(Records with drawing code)
———
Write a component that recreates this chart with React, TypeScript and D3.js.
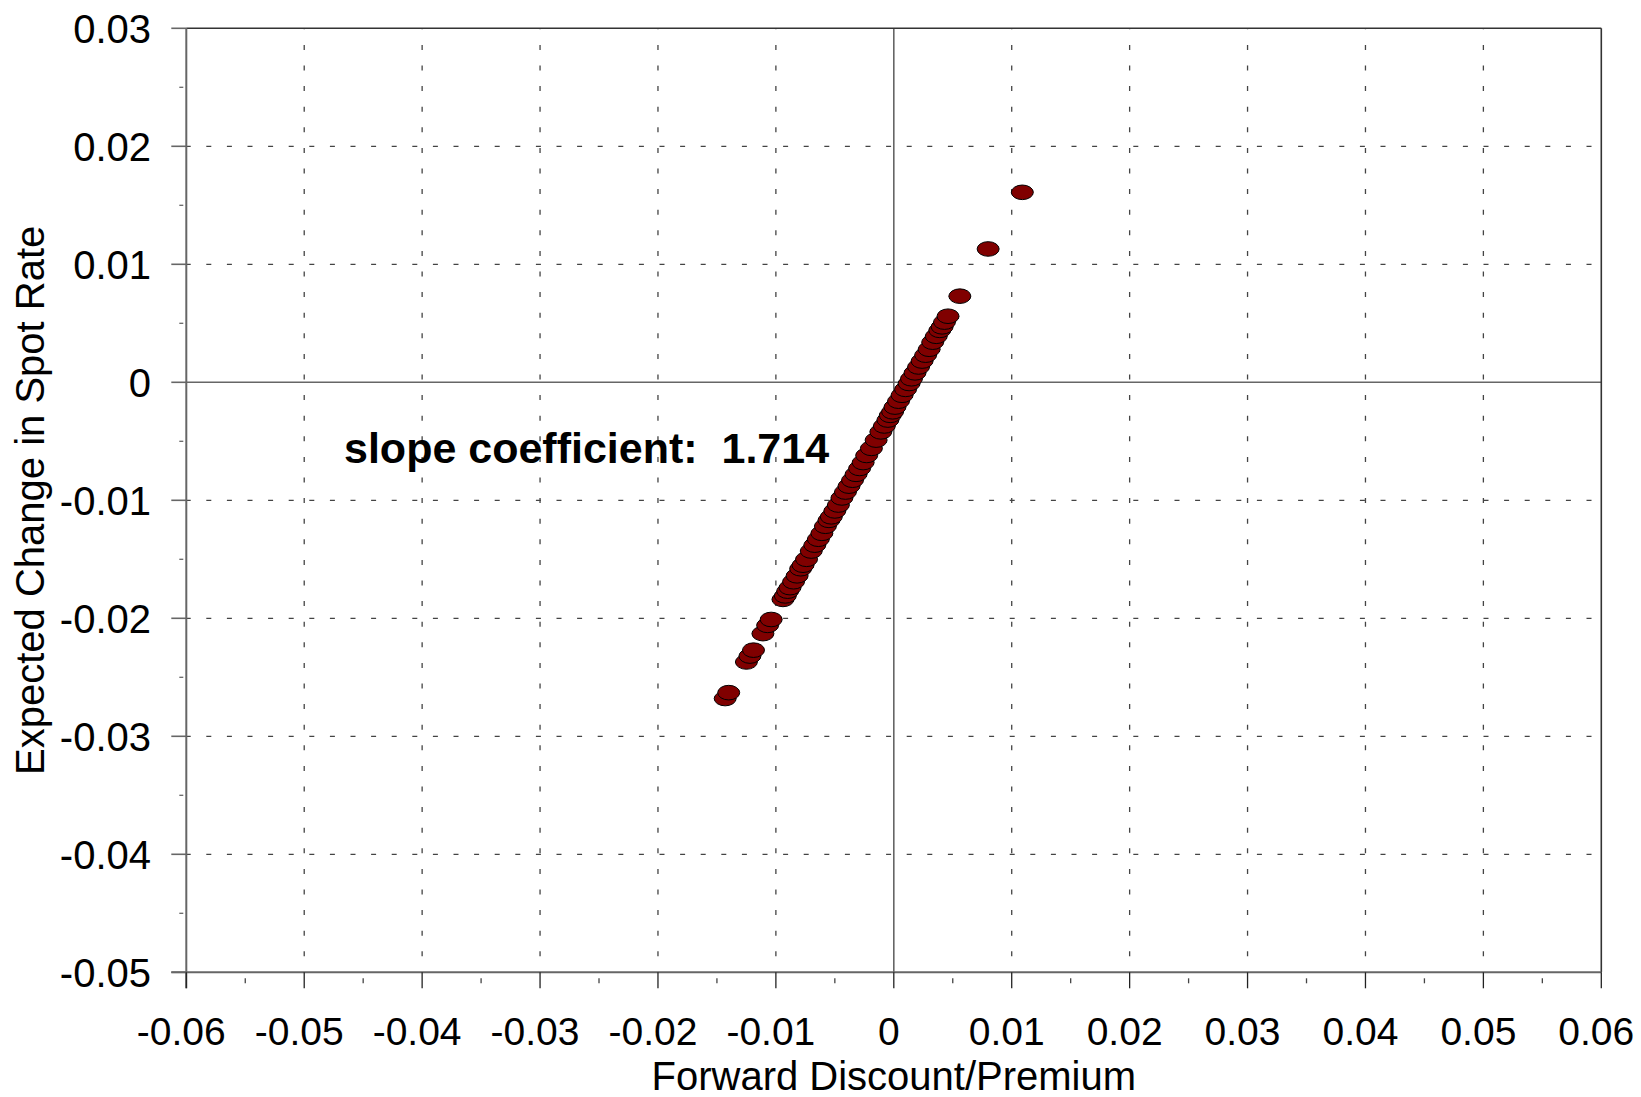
import React from "react";
import * as d3 from "d3";

const xTicks = [-0.06, -0.05, -0.04, -0.03, -0.02, -0.01, 0, 0.01, 0.02, 0.03, 0.04, 0.05, 0.06];
const xTickLabels = ["-0.06", "-0.05", "-0.04", "-0.03", "-0.02", "-0.01", "0", "0.01", "0.02", "0.03", "0.04", "0.05", "0.06"];
const yTicks = [0.03, 0.02, 0.01, 0, -0.01, -0.02, -0.03, -0.04, -0.05];
const yTickLabels = ["0.03", "0.02", "0.01", "0", "-0.01", "-0.02", "-0.03", "-0.04", "-0.05"];

// forward discount/premium (x) and expected change in spot rate (y)
const forwardDiscount = [
  -0.0143, -0.0140, -0.0125, -0.0122, -0.0119, -0.0111, -0.0107, -0.0104, -0.0094, -0.0092,
  -0.0090, -0.0088, -0.0085, -0.0082, -0.0079, -0.0077, -0.0074, -0.0070, -0.0067, -0.0064,
  -0.0061, -0.0058, -0.0055, -0.0053, -0.0050, -0.0047, -0.0044, -0.0041, -0.0038, -0.0035,
  -0.0032, -0.0029, -0.0026, -0.0023, -0.0019, -0.0015, -0.0011, -0.0008, -0.0005, -0.0003,
  -0.0001, 0.0001, 0.0004, 0.0007, 0.0010, 0.0013, 0.0015, 0.0018, 0.0021, 0.0024,
  0.0027, 0.0030, 0.0033, 0.0036, 0.0039, 0.0041, 0.0043, 0.0046, 0.0056, 0.0080, 0.0109,
];
const expectedChange = [
  -0.0268, -0.0263, -0.0237, -0.0232, -0.0227, -0.0213, -0.0206, -0.0201, -0.0184, -0.0181,
  -0.0177, -0.0174, -0.0169, -0.0164, -0.0158, -0.0155, -0.0150, -0.0143, -0.0138, -0.0133,
  -0.0128, -0.0122, -0.0117, -0.0114, -0.0109, -0.0104, -0.0098, -0.0093, -0.0088, -0.0083,
  -0.0078, -0.0073, -0.0068, -0.0062, -0.0056, -0.0049, -0.0042, -0.0037, -0.0032, -0.0028,
  -0.0025, -0.0021, -0.0016, -0.0011, -0.0006, -0.0001, 0.0003, 0.0008, 0.0013, 0.0018,
  0.0023, 0.0028, 0.0034, 0.0039, 0.0044, 0.0047, 0.0051, 0.0056, 0.0073, 0.0113, 0.0161,
];

const slopeText = "slope coefficient:  1.714";
const xTitle = "Forward Discount/Premium";
const yTitle = "Expected Change in Spot Rate";

const W = 1641;
const H = 1097;
const L = 186.3;
const R = 1601.3;
const T = 28.3;
const B = 972.3;

export default function App() {
  const x = d3.scaleLinear().domain([-0.06, 0.06]).range([L, R]);
  const y = d3.scaleLinear().domain([-0.05, 0.03]).range([B, T]);
  const xMinor = d3.range(-0.055, 0.06, 0.01);
  const yMinor = d3.range(-0.045, 0.03, 0.01);
  const font = "'Liberation Sans', Arial, sans-serif";
  const gridColor = "#444";
  const axisColor = "#666";

  const pts = forwardDiscount.map((v, i) => ({ x: v, y: expectedChange[i] }));

  return (
    <svg
      width={W}
      height={H}
      style={{ position: "absolute", left: 0, top: 0, background: "#fff" }}
      fontFamily={font}
    >
      <rect x={0} y={0} width={W} height={H} fill="#fff" />
      {/* vertical grid */}
      {xTicks
        .filter((t) => Math.abs(t) > 1e-9 && Math.abs(Math.abs(t) - 0.06) > 1e-9)
        .map((t) => (
          <line
            key={"gx" + t}
            x1={x(t)}
            x2={x(t)}
            y1={B}
            y2={T}
            stroke={gridColor}
            strokeWidth={1.3}
            strokeDasharray="5,15.6"
            strokeDashoffset={-16}
          />
        ))}
      {/* horizontal grid */}
      {yTicks
        .filter((t) => Math.abs(t) > 1e-9 && Math.abs(t - 0.03) > 1e-9 && Math.abs(t + 0.05) > 1e-9)
        .map((t) => (
          <line
            key={"gy" + t}
            x1={L}
            x2={R}
            y1={y(t)}
            y2={y(t)}
            stroke={gridColor}
            strokeWidth={1.3}
            strokeDasharray="5,15.6"
            strokeDashoffset={-20}
          />
        ))}
      {/* zero lines */}
      <line x1={x(0)} x2={x(0)} y1={T} y2={B} stroke={axisColor} strokeWidth={1.6} />
      <line x1={L} x2={R} y1={y(0)} y2={y(0)} stroke={axisColor} strokeWidth={1.6} />
      {/* frame */}
      <line x1={L} x2={R} y1={T} y2={T} stroke="#333" strokeWidth={1.6} />
      <line x1={R} x2={R} y1={T} y2={B} stroke="#333" strokeWidth={1.6} />
      <line x1={L} x2={L} y1={T} y2={B + 16} stroke={axisColor} strokeWidth={2} />
      <line x1={L - 15} x2={R} y1={B} y2={B} stroke={axisColor} strokeWidth={2} />
      {/* y ticks */}
      {yTicks.map((t) => (
        <line key={"yt" + t} x1={L - 15} x2={L} y1={y(t)} y2={y(t)} stroke={axisColor} strokeWidth={1.6} />
      ))}
      {yMinor.map((t) => (
        <line key={"ym" + t} x1={L - 7} x2={L - 3} y1={y(t)} y2={y(t)} stroke={axisColor} strokeWidth={1.3} />
      ))}
      {/* x ticks */}
      {xTicks.map((t) => (
        <line key={"xt" + t} x1={x(t)} x2={x(t)} y1={B} y2={B + 16} stroke="#222" strokeWidth={1.3} />
      ))}
      {xMinor.map((t) => (
        <line key={"xm" + t} x1={x(t)} x2={x(t)} y1={B + 6} y2={B + 11} stroke="#444" strokeWidth={1.3} />
      ))}
      {/* tick labels */}
      {yTicks.map((t, i) => (
        <text key={"yl" + t} x={151} y={y(t) + 14.3} textAnchor="end" fontSize={40} fill="#000">
          {yTickLabels[i]}
        </text>
      ))}
      {xTicks.map((t, i) => (
        <text key={"xl" + t} x={x(t) - 5} y={1045} textAnchor="middle" fontSize={39} fill="#000">
          {xTickLabels[i]}
        </text>
      ))}
      {/* axis titles */}
      <text x={x(0)} y={1090} textAnchor="middle" fontSize={40} fill="#000">
        {xTitle}
      </text>
      <text
        transform={`translate(44, ${(T + B) / 2}) rotate(-90)`}
        textAnchor="middle"
        fontSize={40}
        fill="#000"
      >
        {yTitle}
      </text>
      {/* points */}
      {pts.map((p, i) => (
        <ellipse
          key={"p" + i}
          cx={x(p.x)}
          cy={y(p.y)}
          rx={11}
          ry={7.3}
          fill="#800000"
          stroke="#000"
          strokeWidth={1}
        />
      ))}
      {/* annotation */}
      <text x={344} y={463} fontSize={43} fontWeight="bold" fill="#000" style={{ whiteSpace: "pre" }}>
        {slopeText}
      </text>
    </svg>
  );
}
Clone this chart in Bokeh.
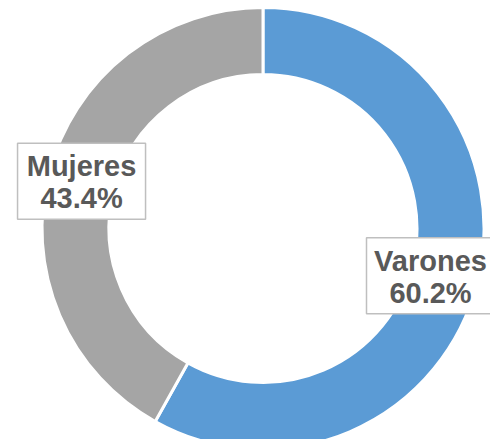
import math
from bokeh.plotting import figure
from bokeh.models import Range1d, ColumnDataSource
from bokeh.core.properties import value
from bokeh.embed import file_html
from bokeh.resources import INLINE

# ---- data ----
categories = ["Varones", "Mujeres"]
values = [60.2, 43.4]
colors = ["#5B9BD5", "#A5A5A5"]

# ---- layout ----
W, H = 490, 439
CX, CY = 262.5, 211.0
R_OUT, R_IN = 221.0, 154.0
BOX_W, BOX_H = 128, 76
FONT = value("Liberation Sans")
FS = "29px"
MAX_LX = W - 60  # keep label text inside the canvas

total = sum(values)
starts, ends, mids = [], [], []
a = math.pi / 2  # start at top, go clockwise
for v in values:
    sweep = 2 * math.pi * v / total
    starts.append(a - sweep)
    ends.append(a)
    mids.append(a - sweep / 2)
    a -= sweep

src = ColumnDataSource(dict(start=starts, end=ends, color=colors))

p = figure(width=W, height=H, x_range=Range1d(0, W), y_range=Range1d(0, H),
           output_backend="svg", toolbar_location=None, min_border=0)
p.axis.visible = False
p.grid.visible = False
p.outline_line_color = None
p.background_fill_color = "white"
p.border_fill_color = "white"

p.annular_wedge(x=CX, y=CY, inner_radius=R_IN, outer_radius=R_OUT,
                start_angle="start", end_angle="end", fill_color="color",
                line_color="white", line_width=3, source=src)

r_mid = (R_IN + R_OUT) / 2
lx = [min(CX + r_mid * math.cos(m), MAX_LX) for m in mids]
ly = [CY + r_mid * math.sin(m) for m in mids]

p.rect(x=lx, y=ly, width=BOX_W, height=BOX_H, fill_color="white",
       line_color="#BFBFBF", line_width=1.5)
p.text(x=lx, y=[y + 15 for y in ly], text=categories, text_font=FONT,
       text_font_size=FS, text_font_style="bold", text_color="#595959",
       text_align="center", text_baseline="middle")
p.text(x=lx, y=[y - 17 for y in ly], text=[f"{v}%" for v in values],
       text_font=FONT, text_font_size=FS, text_font_style="bold",
       text_color="#595959", text_align="center", text_baseline="middle")

open("out.html", "w").write(file_html(p, INLINE))
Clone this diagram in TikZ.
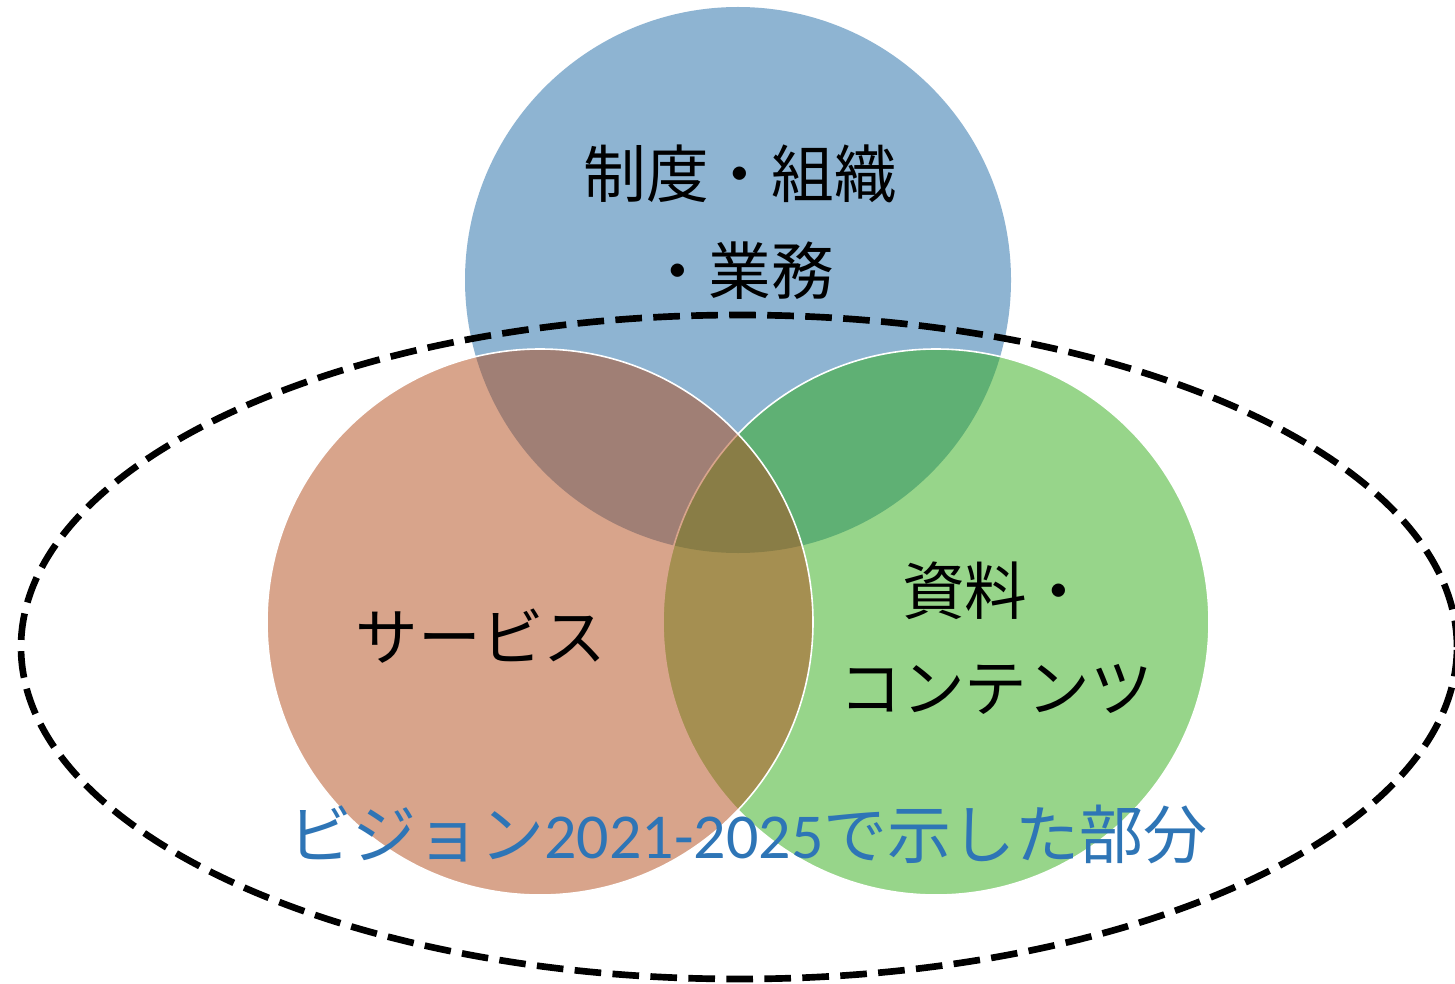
———
▸ **EXERCISE TASK**
Reproduce only the lines of the records from the start up to and including the line that holds "import * as"; do not carry over any picture.

▸ **FULL RESPONSE**
Write a component that recreates this chart with React, TypeScript and D3.js.
import React from "react";
import * as d3 from "d3";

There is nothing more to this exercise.